Loneliness becomes a market when technology makes itself the bridge between people.

Meeting people has become strangely difficult. We have more ways to communicate than at any point in history, yet many people report feeling more isolated, more uncertain, and more disconnected than ever before. The obvious response is technological. Build another platform. Launch another dating app. Add another recommendation engine. Introduce another AI companion. Every new layer promises to solve the problem, yet almost all of them operate within the same economic logic: connection is mediated because mediation is profitable. Loneliness becomes a market. Intimacy becomes a service. Human relationships become another optimisation problem.

This is not simply a criticism of technology. Technology is doing what it has been designed and incentivised to do. The deeper question is what kind of civilisation produces systems that increasingly stand between people and the relationships they seek. If communication systems reproduce themselves by rewarding the behaviours that sustain them, then technologies of connection will tend to encourage forms of coupling that also reproduce technological mediation. The system is not merely helping people find one another. It is quietly shaping what relationships become, which forms of intimacy persist, and ultimately what kinds of human futures are easiest for the surrounding communication environment to sustain.
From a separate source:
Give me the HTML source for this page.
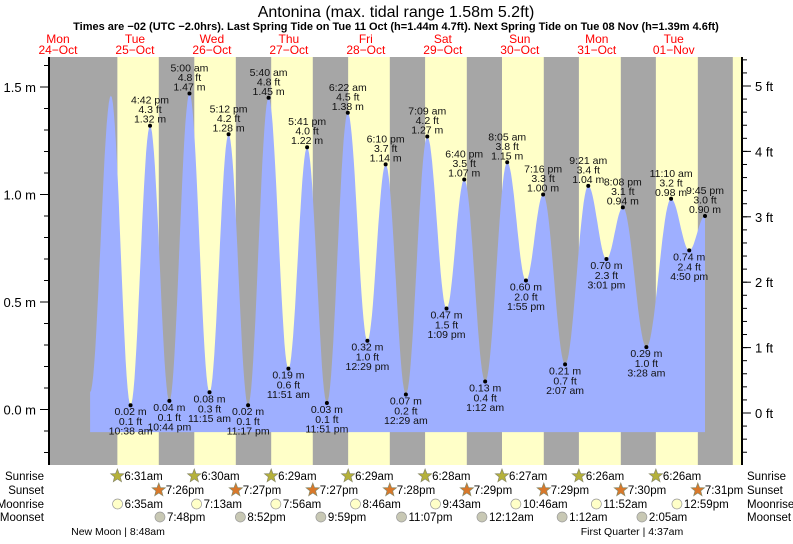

The culture increasingly treats proximity to technology as proximity to value. This affects relationships as much as employment. People are not only responding to money, but to the symbolic field around money: stability, status, intelligence, future access, and social legitimacy. Technology becomes attractive not merely because it pays, but because the surrounding culture has learned to treat technological profit as evidence of personal significance. The problem is that this value is not evenly available. The flags point toward the platform, the founder, the engineer, the investor, the automated future; but most people are left outside the circle of reward, trying to organise intimacy inside a system that keeps telling them where value supposedly lives.